Kate Morton has written a riveting mystery riddled with loss and loneliness that ultimately ends in truth and contentment. This novel shifts back and forth between three main characters that lived decades apart. At the beginning of each chapter Morton clearly tells us what place and time period you are reading from so the book is in no way confusing. You would think that skipping between time periods might slow the book down; however, it provides the necessary history for the reader to see where Cassandra is headed or where she has been.

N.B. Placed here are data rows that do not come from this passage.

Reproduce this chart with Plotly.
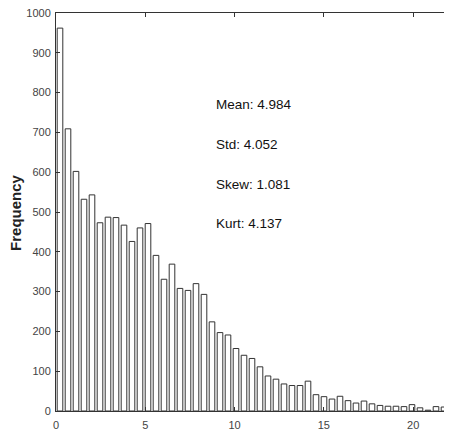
import plotly.graph_objects as go

# Histogram counts (50 bins)
counts = [962, 709, 602, 532, 543, 473, 487, 486, 467, 426,
          460, 471, 391, 331, 369, 308, 303, 320, 293, 224,
          197, 191, 157, 140, 132, 111, 88, 80, 68, 64,
          64, 75, 41, 36, 30, 37, 26, 20, 25, 18,
          14, 12, 12, 11, 16, 8, 2, 11, 10, 3]
bin_start = 0.0
bin_width = 0.448
centers = [bin_start + bin_width * (i + 0.5) for i in range(len(counts))]

stat_labels = ["Mean: 4.984", "Std: 4.052", "Skew: 1.081", "Kurt: 4.137"]
stat_y = [770, 670, 570, 470]
stat_x = 8.85

x_ticks = [0, 5, 10, 15, 20]
y_ticks = [0, 100, 200, 300, 400, 500, 600, 700, 800, 900, 1000]

FONT = "Liberation Sans, Arial, sans-serif"

fig = go.Figure()
fig.add_trace(go.Bar(
    x=centers, y=counts, width=bin_width * 0.7,
    marker=dict(color="white", line=dict(color="#333333", width=1)),
    showlegend=False, hoverinfo="x+y",
))

for lab, yy in zip(stat_labels, stat_y):
    fig.add_annotation(x=stat_x, y=yy, text=lab, showarrow=False,
                       xanchor="left", yanchor="middle",
                       font=dict(family=FONT, size=13.5, color="#111111"))

fig.add_annotation(xref="paper", yref="paper", x=-0.104, y=0.5,
                   text="<b>Frequency</b>", textangle=-90, showarrow=False,
                   xanchor="center", yanchor="middle",
                   font=dict(family=FONT, size=15, color="#222222"))

axis_common = dict(showline=True, linecolor="#333333", linewidth=1, mirror="ticks",
                   ticks="inside", ticklen=4, tickcolor="#333333", showgrid=False,
                   zeroline=False, automargin=False, ticklabeloverflow="allow",
                   tickfont=dict(family=FONT, size=11, color="#444444"))

fig.update_xaxes(range=[0, 22.12], tickvals=x_ticks, ticklabelstandoff=4, **axis_common)
fig.update_yaxes(range=[0, 1000], tickvals=y_ticks, ticklabelstandoff=2, **axis_common)

# page body has an 8px default margin, so the figure is sized/offset to compensate
fig.update_layout(
    width=444, height=423,
    margin=dict(l=48, r=1, t=5, b=20),
    paper_bgcolor="white", plot_bgcolor="white",
    bargap=0.3,
)

fig.write_html("out.html")
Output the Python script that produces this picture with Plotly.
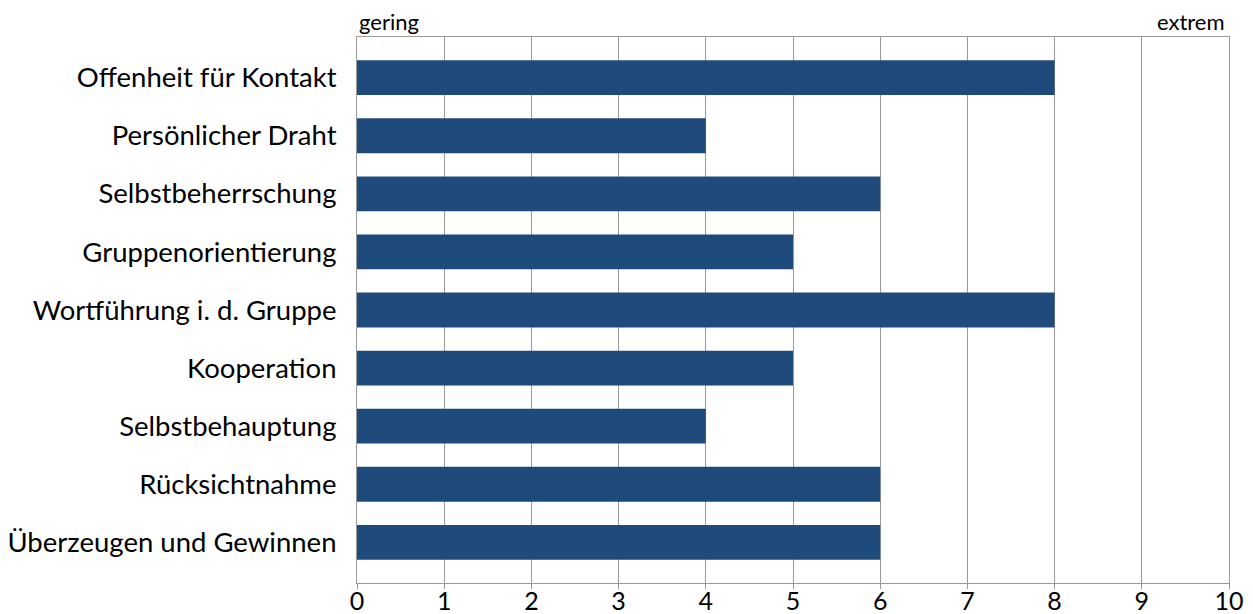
import plotly.graph_objects as go

categories = ["Offenheit für Kontakt", "Persönlicher Draht", "Selbstbeherrschung",
              "Gruppenorientierung", "Wortführung i. d. Gruppe", "Kooperation",
              "Selbstbehauptung", "Rücksichtnahme", "Überzeugen und Gewinnen"]
values = [8, 4, 6, 5, 8, 5, 4, 6, 6]
x_ticks = list(range(0, 11))
left_label = "gering"
right_label = "extrem"

fig = go.Figure(go.Bar(
    x=values, y=categories, orientation="h",
    marker=dict(color="#1f4a7c", line=dict(width=0)),
    width=0.6,
))

fig.update_layout(
    width=1245, height=606,
    margin=dict(l=349, r=24, t=29, b=31, autoexpand=False),
    paper_bgcolor="white", plot_bgcolor="white",
    font=dict(family="Lato", color="black"),
    showlegend=False,
    bargap=0.4,
    annotations=[
        dict(text=left_label, x=0, y=1, xref="paper", yref="paper",
             xanchor="left", yanchor="bottom", showarrow=False,
             font=dict(size=22, family="Lato"), xshift=0, yshift=0),
        dict(text=right_label, x=1, y=1, xref="paper", yref="paper",
             xanchor="right", yanchor="bottom", showarrow=False,
             font=dict(size=22, family="Lato"), xshift=-2, yshift=0),
    ],
)
fig.update_xaxes(
    range=[0, 10], tickvals=x_ticks, ticktext=[str(t) for t in x_ticks],
    showgrid=True, gridcolor="#9a9a9a", gridwidth=1,
    showline=True, linecolor="#9a9a9a", linewidth=1, mirror=True,
    ticks="outside", ticklen=5, tickcolor="#9a9a9a", ticklabelstandoff=-9,
    tickfont=dict(size=25, family="Lato"), zeroline=False, automargin=False,
)
fig.update_yaxes(
    categoryorder="array", categoryarray=categories, autorange=False,
    range=[8.7, -0.7],
    showline=True, linecolor="#9a9a9a", linewidth=1, mirror=True,
    ticks="", ticklabelstandoff=14,
    tickfont=dict(size=27.5, family="Lato"), showgrid=False, automargin=False,
)

fig.write_html("out.html")
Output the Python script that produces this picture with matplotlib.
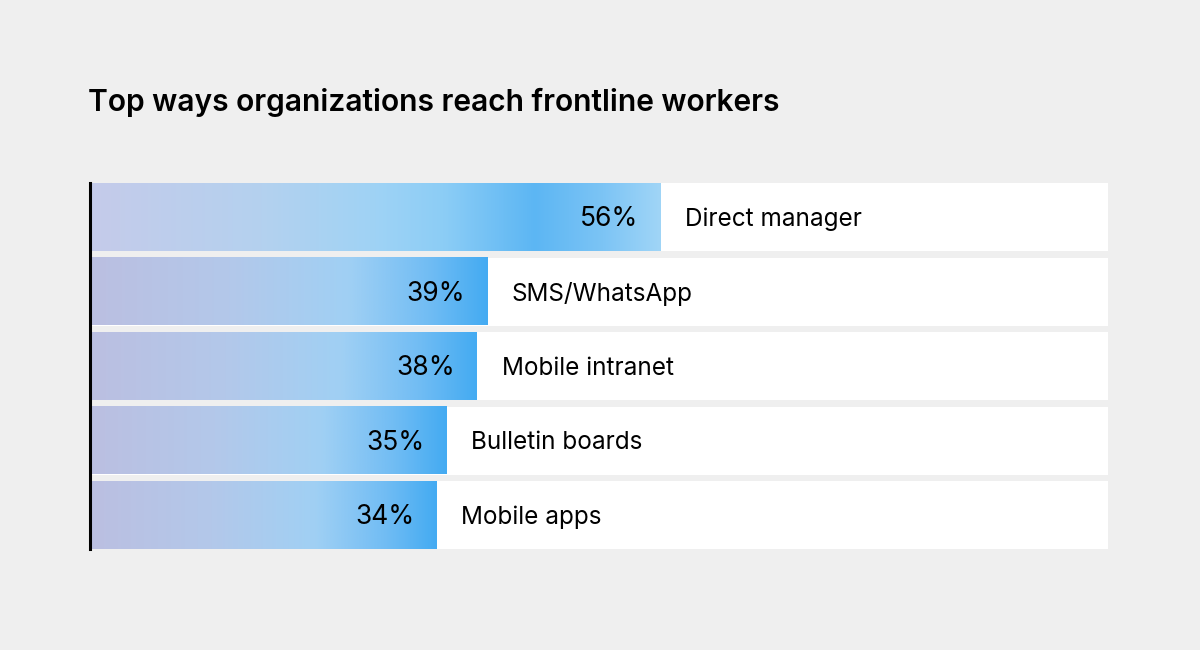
import numpy as np
import matplotlib
matplotlib.use("Agg")
import matplotlib.pyplot as plt
from matplotlib.colors import LinearSegmentedColormap

categories = ["Direct manager", "SMS/WhatsApp", "Mobile intranet", "Bulletin boards", "Mobile apps"]
values = [56, 39, 38, 35, 34]
title = "Top ways organizations reach frontline workers"

BG = "#efefef"
plt.rcParams['font.family'] = ['Inter', 'DejaVu Sans']

fig = plt.figure(figsize=(12, 6.5), dpi=100, facecolor=BG)
ax = fig.add_axes([90/1200, 1 - 549/650, 1018/1200, 366/650])
ax.set_facecolor(BG)

n = len(categories)
pitch = 74.5
h = 68 / pitch
half = h / 2

cmap_lower = LinearSegmentedColormap.from_list("g", [
    (0.0, "#bbbfe1"), (0.35, "#b3c8ea"), (0.65, "#a0d0f4"), (0.85, "#72bdf4"), (1.0, "#44abf2")])
cmap_top = LinearSegmentedColormap.from_list("t", [
    (0.0, "#c5cbea"), (0.3, "#b4d1ef"), (0.5, "#9fd3f5"), (0.62, "#8ccdf6"),
    (0.78, "#5cb6f3"), (0.9, "#7cc4f5"), (1.0, "#a0d5f7")])

grad = np.linspace(0, 1, 256).reshape(1, -1)
for i, (cat, v) in enumerate(zip(categories, values)):
    y0 = i - half
    y1 = i + half
    ax.barh(i, 100, height=h, color="white", zorder=1)
    cm = cmap_top if i == 0 else cmap_lower
    ax.imshow(grad, cmap=cm, extent=[0, v, y1, y0], aspect="auto", zorder=2, interpolation="bicubic")
    ax.text(v - 2.15, i + 0.03, f"{v}%", ha="right", va="center", fontsize=19, color="black", zorder=3)
    ax.text(v + 2.45, i + 0.03, cat, ha="left", va="center", fontsize=17.5, color="black", zorder=3)

ax.set_xlim(0, 100)
ax.set_ylim(n - 1 + half, -half)
for s in ["top", "right", "bottom"]:
    ax.spines[s].set_visible(False)
ax.spines["left"].set_linewidth(2.2)
ax.spines["left"].set_color("black")
ax.spines["left"].set_zorder(5)
ax.set_xticks([])
ax.set_yticks([])

fig.text(88/1200, 1 - 102/650, title, fontsize=21.6, fontweight="semibold", ha="left", va="center", color="black")

fig.savefig("out.png", dpi=100, facecolor=BG)
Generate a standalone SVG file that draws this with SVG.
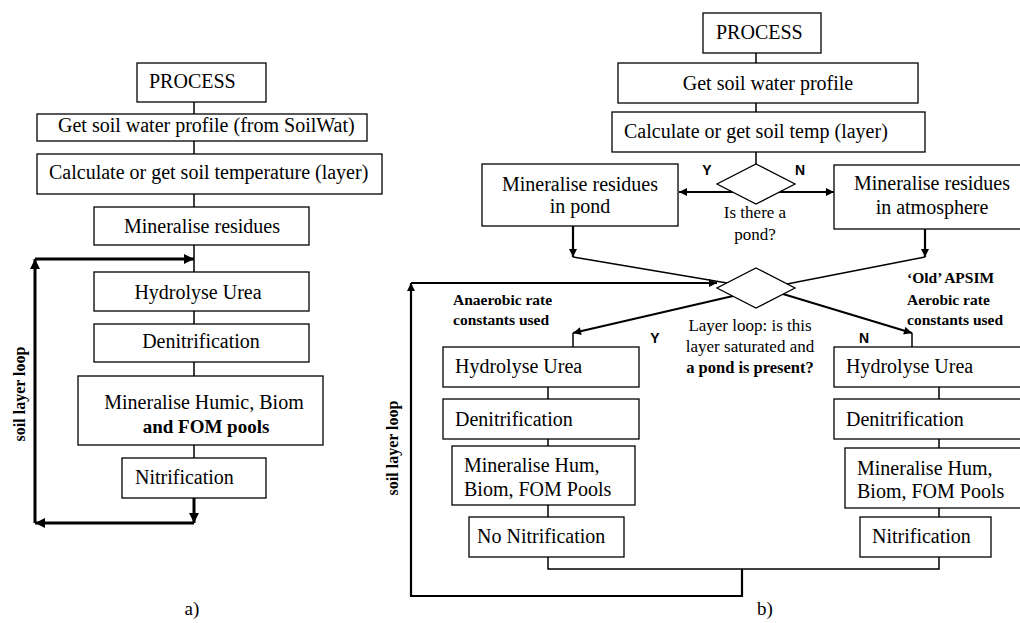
<svg xmlns="http://www.w3.org/2000/svg" width="1020" height="623" viewBox="0 0 1020 623">
<style>
.box{fill:#fff;stroke:#000;stroke-width:1.3}
.t{font-family:"Liberation Serif","Times New Roman",serif;font-size:20px;fill:#000}
.tc{text-anchor:middle}
.b{font-weight:bold}
.lab{font-family:"Liberation Serif","Times New Roman",serif;font-size:15.5px;font-weight:bold;fill:#000}
.q{font-family:"Liberation Serif","Times New Roman",serif;font-size:17px;fill:#000;text-anchor:middle}
.yn{font-family:"Liberation Sans",Arial,sans-serif;font-size:14px;font-weight:bold;fill:#000;text-anchor:middle}
.ln{fill:none;stroke:#000;stroke-width:1.5}
.thick{fill:none;stroke:#000;stroke-width:3}
.med{fill:none;stroke:#000;stroke-width:2.2}
</style>
<defs>
<marker id="ahL" viewBox="0 0 10 10" refX="10" refY="5" markerWidth="11" markerHeight="10" orient="auto" markerUnits="userSpaceOnUse"><path d="M0,0 L10,5 L0,10 z" fill="#000"/></marker>
<marker id="ah" viewBox="0 0 10 10" refX="10" refY="5" markerWidth="9" markerHeight="8" orient="auto" markerUnits="userSpaceOnUse"><path d="M0,0 L10,5 L0,10 z" fill="#000"/></marker>
</defs>
<rect width="1020" height="623" fill="#fff"/>

<g id="connectors">
<!-- left diagram -->
<path class="ln" d="M194,102 V114 M194,141 V154 M194,194 V207 M194,245 V272 M194,311 V324 M194,362 V376 M194,445 V458"/>
<path class="thick" d="M35,259 H194" marker-end="url(#ahL)"/>
<path class="thick" d="M35,523 V259" marker-end="url(#ahL)"/>
<path class="thick" d="M194,498 V523" marker-end="url(#ahL)"/>
<path class="thick" d="M194,523 H35" marker-end="url(#ahL)"/>
<!-- right diagram -->
<path class="ln" d="M756,53 V63 M756,103 V112 M756,152 V164"/>
<path class="med" d="M733,192 H679" marker-end="url(#ah)"/>
<path class="med" d="M779,192 H834" marker-end="url(#ah)"/>
<path class="med" d="M573,226 V257" marker-end="url(#ah)"/>
<path class="med" d="M925,229 V257" marker-end="url(#ah)"/>
<path class="ln" d="M573,257 L727,283"/>
<path class="ln" d="M925,257 L787,284"/>
<path class="med" d="M733,296 L573,333" marker-end="url(#ah)"/>
<path class="ln" d="M573,333 V347"/>
<path class="med" d="M783,294 L912,333" marker-end="url(#ah)"/>
<path class="ln" d="M912,333 V347"/>
<path class="ln" d="M548,387 V399 M548,439 V446 M548,505 V517 M939,387 V399 M939,439 V448 M939,508 V517"/>
<path class="ln" d="M548,557 V569 H939 V557"/>
<path class="med" d="M742,569 V596 H411 V283" marker-end="url(#ah)"/>
<path class="med" d="M411,283 H717" marker-end="url(#ah)"/>
</g>

<!-- left diagram nodes -->
<g id="a-process"><rect class="box" x="137" y="63" width="129" height="39"/><text class="t" x="149" y="88">PROCESS</text></g>
<g id="a-water"><rect class="box" x="37" y="114" width="330" height="27"/><text class="t" x="58" y="132">Get soil water profile (from SoilWat)</text></g>
<g id="a-temp"><rect class="box" x="37" y="154" width="345" height="40"/><text class="t" x="49" y="179">Calculate or get soil temperature (layer)</text></g>
<g id="a-resid"><rect class="box" x="94" y="207" width="215" height="38"/><text class="t tc" x="202" y="233">Mineralise residues</text></g>
<g id="a-urea"><rect class="box" x="94" y="272" width="215" height="39"/><text class="t tc" x="198" y="299">Hydrolyse Urea</text></g>
<g id="a-denit"><rect class="box" x="94" y="324" width="215" height="38"/><text class="t tc" x="201" y="348">Denitrification</text></g>
<g id="a-humic"><rect class="box" x="78" y="376" width="245" height="69"/><text class="t tc" x="204" y="409">Mineralise Humic, Biom</text><text class="t tc b" x="206" y="433" style="font-size:19px">and FOM pools</text></g>
<g id="a-nitri"><rect class="box" x="122" y="458" width="144" height="40"/><text class="t" x="135" y="484">Nitrification</text></g>
<g id="a-looplabel"><text class="lab" transform="translate(25,394) rotate(-90)" text-anchor="middle" style="font-size:16px">soil layer loop</text></g>
<g id="a-caption"><text class="t tc" x="192" y="615" style="font-size:19px">a)</text></g>

<!-- right diagram nodes -->
<g id="b-process"><rect class="box" x="703" y="13" width="118" height="40"/><text class="t" x="716" y="39">PROCESS</text></g>
<g id="b-water"><rect class="box" x="618" y="63" width="300" height="40"/><text class="t tc" x="768" y="90">Get soil water profile</text></g>
<g id="b-temp"><rect class="box" x="612" y="112" width="313" height="40"/><text class="t" x="624" y="138">Calculate or get soil temp (layer)</text></g>
<g id="b-pond-q"><polygon points="756,164 795,184 756,204 717,184" fill="#fff" stroke="#000" stroke-width="1.3"/><text class="q" x="755" y="218">Is there a</text><text class="q" x="755" y="240">pond?</text><text class="yn" x="707" y="175">Y</text><text class="yn" x="800" y="175">N</text></g>
<g id="b-resid-pond"><rect class="box" x="482" y="164" width="196" height="62"/><text class="t tc" x="580" y="191">Mineralise residues</text><text class="t tc" x="580" y="213">in pond</text></g>
<g id="b-resid-atm"><rect class="box" x="834" y="165" width="196" height="64"/><text class="t tc" x="932" y="190">Mineralise residues</text><text class="t tc" x="932" y="214">in atmosphere</text></g>
<g id="b-layer-q"><polygon points="756,268 795,288 756,308 717,288" fill="#fff" stroke="#000" stroke-width="1.3"/><text class="q" x="750" y="331">Layer loop: is this</text><text class="q" x="750" y="352">layer saturated and</text><text class="q b" x="750" y="373" style="font-size:16.5px">a pond is present?</text><text class="yn" x="655" y="343">Y</text><text class="yn" x="864" y="343">N</text></g>
<g id="b-anaerobic"><text class="lab" x="453" y="305">Anaerobic rate</text><text class="lab" x="453" y="325">constants used</text></g>
<g id="b-aerobic"><text class="lab" x="907" y="283">‘Old’ APSIM</text><text class="lab" x="907" y="305">Aerobic rate</text><text class="lab" x="907" y="325">constants used</text></g>
<g id="b-urea-y"><rect class="box" x="443" y="347" width="196" height="40"/><text class="t" x="455" y="373">Hydrolyse Urea</text></g>
<g id="b-denit-y"><rect class="box" x="443" y="399" width="196" height="40"/><text class="t" x="455" y="426">Denitrification</text></g>
<g id="b-hum-y"><rect class="box" x="452" y="446" width="183" height="59"/><text class="t" x="464" y="472">Mineralise Hum,</text><text class="t" x="464" y="496">Biom, FOM Pools</text></g>
<g id="b-nonit"><rect class="box" x="469" y="517" width="155" height="40"/><text class="t" x="477" y="543">No Nitrification</text></g>
<g id="b-urea-n"><rect class="box" x="834" y="347" width="196" height="40"/><text class="t" x="846" y="373">Hydrolyse Urea</text></g>
<g id="b-denit-n"><rect class="box" x="834" y="399" width="196" height="40"/><text class="t" x="846" y="426">Denitrification</text></g>
<g id="b-hum-n"><rect class="box" x="845" y="448" width="185" height="60"/><text class="t" x="857" y="475">Mineralise Hum,</text><text class="t" x="857" y="498">Biom, FOM Pools</text></g>
<g id="b-nit"><rect class="box" x="860" y="517" width="131" height="40"/><text class="t" x="872" y="543">Nitrification</text></g>
<g id="b-looplabel"><text class="lab" transform="translate(398,448) rotate(-90)" text-anchor="middle" style="font-size:16px">soil layer loop</text></g>
<g id="b-caption"><text class="t tc" x="765" y="615" style="font-size:19px">b)</text></g>
</svg>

In addition, Morton’s characters in this book are often gloomy and burdened with secrets, and yet for a few of them she draws them towards the light making us take pleasure in their company. She also paints a moody yet beautiful picture of the Cornish Coast which is made all the more so when contrasted with the glaring sun and oppressive heat of Australia. She makes me want my own cottage on the Cornish Coast. “The Forgotten Garden” is a spellbinding novel with a surprising yet fitting climax that I highly recommend.